Por ello se vuelven en contra de los incumbentes, sin importar las preferencias políticas que estos tengan. Los electores menospreciados se volvieron en contra de la progresista Kamala Harris, y probablemente se vuelvan en contra del progresista Justin Trudeau en Canadá. Pero en los sondeos de opinión o las elecciones también rechazaron rotundamente a los conservadores Boris Johnson en el Reino Unido y Sebastián Piñera en Chile, como también a Xóchitl Gálvez en México, quien no detentaba ningún cargo, pero parecía representar a las élites tradicionales.
La conexión populista
No me malinterpreten: esto no tiene que ver con wokeness. Es posible que la obsesión con los pronombres y lo que es políticamente correcto haya alejado del Partido Demócrata a más de algún votante en más de algún estado de la nación. El mismo fenómeno empujó a los votantes evangélicos a los brazos de Bolsonaro en Brasil. Pero la reacción contraria a las élites políticas tradicionales también ha ocurrido en lugares como Turquía y la India, donde la cuestión sobre si se debería decir él, ella o ellos no es un asunto candente.

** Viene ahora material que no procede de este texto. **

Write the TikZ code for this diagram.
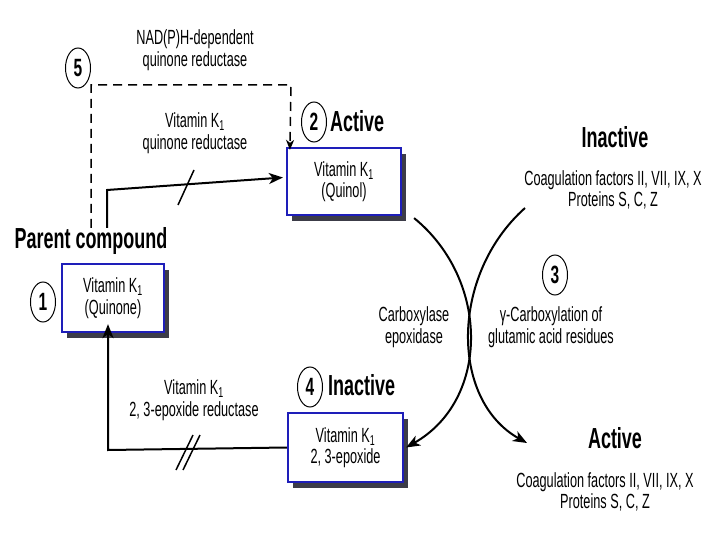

El liberalismo –la idea, expresada mediante la democracia política y los mercados razonablemente abiertos, de que los seres humanos nacen iguales y tienen derecho a igual dignidad y respeto– ha construido las sociedades más libres, más felices y más prósperas de la historia de la humanidad. No obstante, los electores en las democracias liberales de hoy (sean recientes o establecidas hace ya mucho) se preguntan no solo si las instituciones liberales les proveerán más bienes y servicios, sino también si los valores liberales siguen representando lo que ellos son y lo que sienten, y si los políticos liberales realmente los protegen y defienden.
Los populistas como Trump no triunfan porque simplemente prometen defender la industria y el empleo nacionales. Les va bien porque apelan a las sensibilidades y a los valores profundos de los votantes, conectándose con sus identidades (y las supuestas amenazas a dichas identidades), y comprendiendo mucho mejor que los liberales la índole tribal de la política contemporánea.
Todo esto exige una reflexión seria por parte de los liberales y los progresistas, mucho más seria de lo que podría lograr el llamado pavloviano a “abandonar el neoliberalismo”.
*Este artículo se publicó originalmente en Project Syndicate.